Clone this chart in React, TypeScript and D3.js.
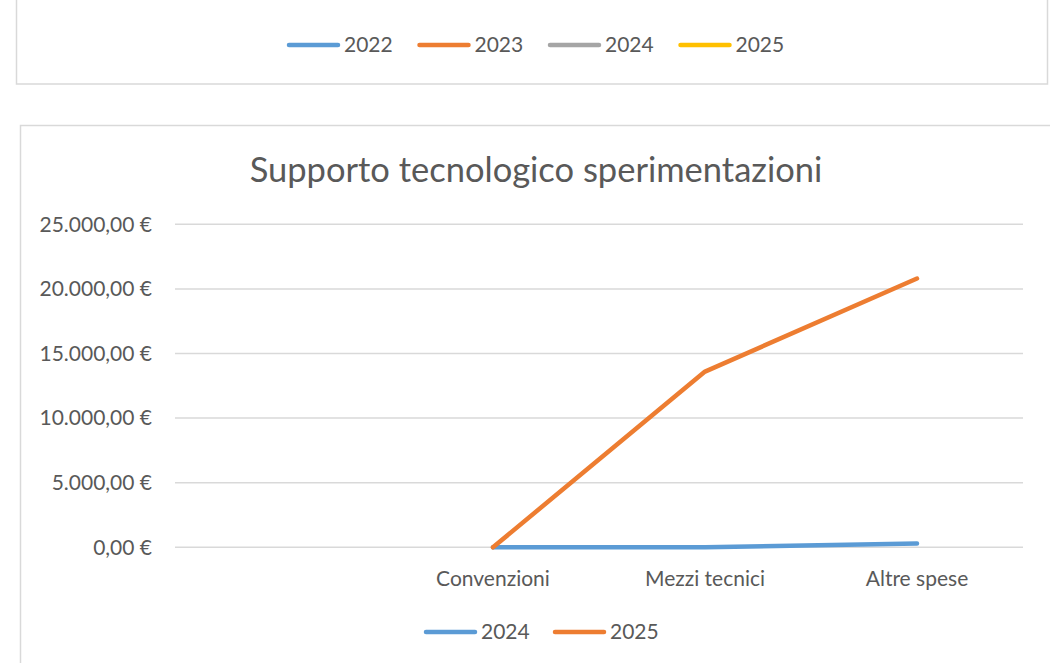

...

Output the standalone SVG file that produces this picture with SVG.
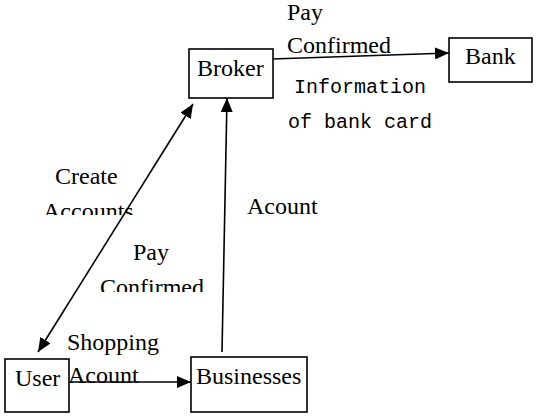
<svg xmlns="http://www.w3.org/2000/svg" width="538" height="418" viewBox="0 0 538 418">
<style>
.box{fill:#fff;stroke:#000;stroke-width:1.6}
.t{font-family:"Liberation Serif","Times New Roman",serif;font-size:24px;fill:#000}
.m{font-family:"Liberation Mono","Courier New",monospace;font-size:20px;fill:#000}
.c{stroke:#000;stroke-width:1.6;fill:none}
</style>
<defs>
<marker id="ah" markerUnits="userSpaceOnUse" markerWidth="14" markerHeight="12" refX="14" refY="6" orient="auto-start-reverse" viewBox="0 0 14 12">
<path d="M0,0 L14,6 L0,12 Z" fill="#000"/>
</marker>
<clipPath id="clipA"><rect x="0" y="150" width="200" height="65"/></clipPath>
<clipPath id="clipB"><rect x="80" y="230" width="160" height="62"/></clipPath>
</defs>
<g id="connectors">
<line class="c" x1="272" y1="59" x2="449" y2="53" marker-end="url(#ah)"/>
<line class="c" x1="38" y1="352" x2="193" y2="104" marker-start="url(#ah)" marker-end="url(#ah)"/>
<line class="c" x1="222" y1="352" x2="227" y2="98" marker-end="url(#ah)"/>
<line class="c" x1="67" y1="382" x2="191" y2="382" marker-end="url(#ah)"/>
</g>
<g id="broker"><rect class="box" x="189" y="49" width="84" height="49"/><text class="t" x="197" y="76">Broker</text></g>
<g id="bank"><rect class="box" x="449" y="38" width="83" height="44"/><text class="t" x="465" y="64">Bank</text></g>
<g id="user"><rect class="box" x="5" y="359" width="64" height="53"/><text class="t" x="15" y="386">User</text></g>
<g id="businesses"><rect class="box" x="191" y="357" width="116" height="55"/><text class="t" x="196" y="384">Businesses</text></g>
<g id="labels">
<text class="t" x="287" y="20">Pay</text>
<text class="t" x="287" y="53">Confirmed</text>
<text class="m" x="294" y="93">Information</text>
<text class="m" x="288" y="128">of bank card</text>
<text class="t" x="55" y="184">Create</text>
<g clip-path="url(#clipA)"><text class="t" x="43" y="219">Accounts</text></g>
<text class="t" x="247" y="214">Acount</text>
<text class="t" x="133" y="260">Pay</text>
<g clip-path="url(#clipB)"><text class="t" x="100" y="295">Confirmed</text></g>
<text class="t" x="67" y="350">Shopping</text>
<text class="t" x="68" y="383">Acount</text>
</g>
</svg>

* * *

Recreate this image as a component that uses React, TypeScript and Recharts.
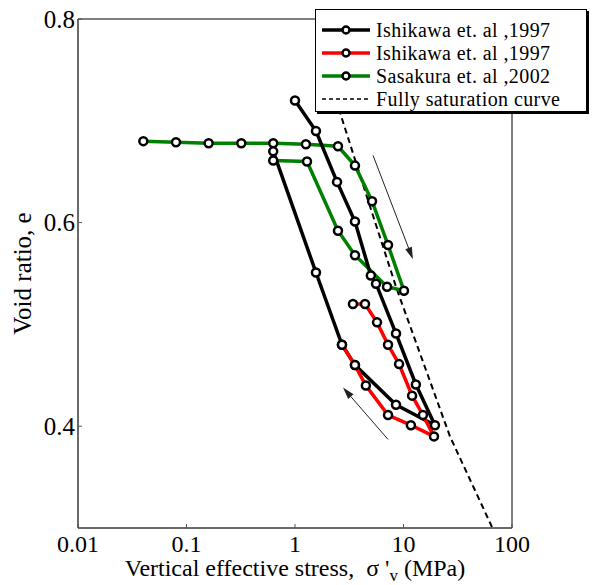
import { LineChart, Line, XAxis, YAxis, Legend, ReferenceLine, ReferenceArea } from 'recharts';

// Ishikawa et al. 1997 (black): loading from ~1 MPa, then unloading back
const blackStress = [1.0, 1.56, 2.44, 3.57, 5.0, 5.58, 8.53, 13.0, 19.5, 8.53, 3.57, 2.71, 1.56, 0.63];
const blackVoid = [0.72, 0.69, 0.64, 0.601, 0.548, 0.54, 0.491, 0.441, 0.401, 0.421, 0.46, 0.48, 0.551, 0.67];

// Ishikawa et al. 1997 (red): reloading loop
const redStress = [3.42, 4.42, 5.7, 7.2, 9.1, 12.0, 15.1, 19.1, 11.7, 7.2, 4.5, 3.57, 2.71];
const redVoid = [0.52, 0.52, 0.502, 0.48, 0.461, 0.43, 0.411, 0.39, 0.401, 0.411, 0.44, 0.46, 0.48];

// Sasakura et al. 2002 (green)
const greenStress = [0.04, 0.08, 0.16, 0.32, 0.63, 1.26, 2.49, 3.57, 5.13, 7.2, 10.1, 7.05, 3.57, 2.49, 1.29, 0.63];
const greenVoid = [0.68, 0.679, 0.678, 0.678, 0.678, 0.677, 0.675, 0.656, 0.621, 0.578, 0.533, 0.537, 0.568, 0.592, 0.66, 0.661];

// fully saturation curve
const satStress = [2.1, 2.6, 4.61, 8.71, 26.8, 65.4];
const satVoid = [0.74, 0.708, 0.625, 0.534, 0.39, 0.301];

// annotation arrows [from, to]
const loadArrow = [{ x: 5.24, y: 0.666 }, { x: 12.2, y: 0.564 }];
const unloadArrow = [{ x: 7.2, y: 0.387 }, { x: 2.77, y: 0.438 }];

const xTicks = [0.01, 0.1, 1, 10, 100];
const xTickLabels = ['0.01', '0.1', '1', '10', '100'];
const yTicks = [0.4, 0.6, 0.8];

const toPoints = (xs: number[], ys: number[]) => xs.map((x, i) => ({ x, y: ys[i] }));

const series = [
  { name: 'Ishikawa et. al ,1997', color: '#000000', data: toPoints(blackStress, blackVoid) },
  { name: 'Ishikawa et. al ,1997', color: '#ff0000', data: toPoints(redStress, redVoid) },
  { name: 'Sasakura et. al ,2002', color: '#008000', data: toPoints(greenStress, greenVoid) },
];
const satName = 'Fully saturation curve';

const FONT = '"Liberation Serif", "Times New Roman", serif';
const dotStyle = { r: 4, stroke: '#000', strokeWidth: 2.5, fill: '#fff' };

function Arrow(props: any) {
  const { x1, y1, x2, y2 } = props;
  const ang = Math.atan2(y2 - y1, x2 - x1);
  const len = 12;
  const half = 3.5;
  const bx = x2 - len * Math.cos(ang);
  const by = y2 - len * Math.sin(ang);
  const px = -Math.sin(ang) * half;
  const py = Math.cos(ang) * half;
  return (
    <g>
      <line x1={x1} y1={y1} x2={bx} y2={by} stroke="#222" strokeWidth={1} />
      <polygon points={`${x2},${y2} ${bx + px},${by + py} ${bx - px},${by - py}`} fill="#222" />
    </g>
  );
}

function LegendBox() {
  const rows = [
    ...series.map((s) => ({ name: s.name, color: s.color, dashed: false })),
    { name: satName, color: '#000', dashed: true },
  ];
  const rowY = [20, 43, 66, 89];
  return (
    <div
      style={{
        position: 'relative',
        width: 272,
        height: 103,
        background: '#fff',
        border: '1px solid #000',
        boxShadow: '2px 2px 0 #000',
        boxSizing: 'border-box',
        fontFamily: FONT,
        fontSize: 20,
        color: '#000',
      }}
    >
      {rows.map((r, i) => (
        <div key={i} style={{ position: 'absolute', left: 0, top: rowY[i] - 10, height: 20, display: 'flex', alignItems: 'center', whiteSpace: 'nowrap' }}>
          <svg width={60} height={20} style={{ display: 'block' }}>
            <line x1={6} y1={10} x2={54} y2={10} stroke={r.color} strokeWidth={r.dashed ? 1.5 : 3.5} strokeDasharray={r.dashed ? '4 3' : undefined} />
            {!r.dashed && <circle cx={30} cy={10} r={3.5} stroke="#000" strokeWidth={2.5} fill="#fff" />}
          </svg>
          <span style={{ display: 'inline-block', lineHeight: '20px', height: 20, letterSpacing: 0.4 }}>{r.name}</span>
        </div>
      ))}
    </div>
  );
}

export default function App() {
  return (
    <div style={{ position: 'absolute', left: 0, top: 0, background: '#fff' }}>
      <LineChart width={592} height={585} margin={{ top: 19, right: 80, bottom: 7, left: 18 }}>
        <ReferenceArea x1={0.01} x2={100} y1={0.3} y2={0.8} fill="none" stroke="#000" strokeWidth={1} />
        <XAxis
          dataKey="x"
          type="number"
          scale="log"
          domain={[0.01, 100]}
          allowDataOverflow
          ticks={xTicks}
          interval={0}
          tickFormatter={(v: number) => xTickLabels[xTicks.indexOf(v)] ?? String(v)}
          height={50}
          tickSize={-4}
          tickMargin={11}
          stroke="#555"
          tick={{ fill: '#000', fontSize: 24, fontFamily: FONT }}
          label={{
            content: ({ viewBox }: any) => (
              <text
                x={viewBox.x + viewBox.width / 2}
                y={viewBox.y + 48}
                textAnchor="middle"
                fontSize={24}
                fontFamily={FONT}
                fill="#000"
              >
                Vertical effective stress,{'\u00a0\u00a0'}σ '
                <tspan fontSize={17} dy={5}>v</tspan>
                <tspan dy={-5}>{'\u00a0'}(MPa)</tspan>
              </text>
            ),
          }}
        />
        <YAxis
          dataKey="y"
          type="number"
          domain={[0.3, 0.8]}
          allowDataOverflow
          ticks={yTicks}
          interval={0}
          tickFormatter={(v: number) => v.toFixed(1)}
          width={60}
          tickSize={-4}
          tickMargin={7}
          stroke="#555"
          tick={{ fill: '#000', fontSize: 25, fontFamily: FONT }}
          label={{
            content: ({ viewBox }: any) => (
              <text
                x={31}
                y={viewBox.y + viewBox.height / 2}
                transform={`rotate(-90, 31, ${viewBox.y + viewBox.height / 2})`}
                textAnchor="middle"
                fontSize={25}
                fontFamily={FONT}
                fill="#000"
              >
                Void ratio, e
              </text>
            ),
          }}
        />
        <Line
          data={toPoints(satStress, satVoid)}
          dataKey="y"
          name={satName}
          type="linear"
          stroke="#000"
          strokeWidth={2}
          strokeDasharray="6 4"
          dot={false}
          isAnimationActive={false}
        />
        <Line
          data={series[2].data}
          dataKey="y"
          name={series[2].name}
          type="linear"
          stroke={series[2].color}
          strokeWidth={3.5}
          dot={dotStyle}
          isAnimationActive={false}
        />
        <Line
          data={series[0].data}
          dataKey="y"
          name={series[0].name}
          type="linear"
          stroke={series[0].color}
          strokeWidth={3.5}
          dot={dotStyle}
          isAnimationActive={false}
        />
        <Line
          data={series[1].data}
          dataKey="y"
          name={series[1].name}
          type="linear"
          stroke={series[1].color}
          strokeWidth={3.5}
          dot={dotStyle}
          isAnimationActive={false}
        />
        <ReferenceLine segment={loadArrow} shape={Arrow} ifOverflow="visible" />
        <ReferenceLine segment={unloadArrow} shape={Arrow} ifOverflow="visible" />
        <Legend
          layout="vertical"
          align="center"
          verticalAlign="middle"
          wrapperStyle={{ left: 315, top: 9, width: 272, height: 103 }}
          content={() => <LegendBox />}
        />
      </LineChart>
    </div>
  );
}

# [Work to do]
Exactly and only the lines from the line with "Recreate this image" to the line with "0.44, 0.46, 0.48];", both ends included, should be echoed. Do not carry over the pictures.

# [Reply]
Recreate this image as a component that uses React, TypeScript and Recharts.
import { LineChart, Line, XAxis, YAxis, Legend, ReferenceLine, ReferenceArea } from 'recharts';

// Ishikawa et al. 1997 (black): loading from ~1 MPa, then unloading back
const blackStress = [1.0, 1.56, 2.44, 3.57, 5.0, 5.58, 8.53, 13.0, 19.5, 8.53, 3.57, 2.71, 1.56, 0.63];
const blackVoid = [0.72, 0.69, 0.64, 0.601, 0.548, 0.54, 0.491, 0.441, 0.401, 0.421, 0.46, 0.48, 0.551, 0.67];

// Ishikawa et al. 1997 (red): reloading loop
const redStress = [3.42, 4.42, 5.7, 7.2, 9.1, 12.0, 15.1, 19.1, 11.7, 7.2, 4.5, 3.57, 2.71];
const redVoid = [0.52, 0.52, 0.502, 0.48, 0.461, 0.43, 0.411, 0.39, 0.401, 0.411, 0.44, 0.46, 0.48];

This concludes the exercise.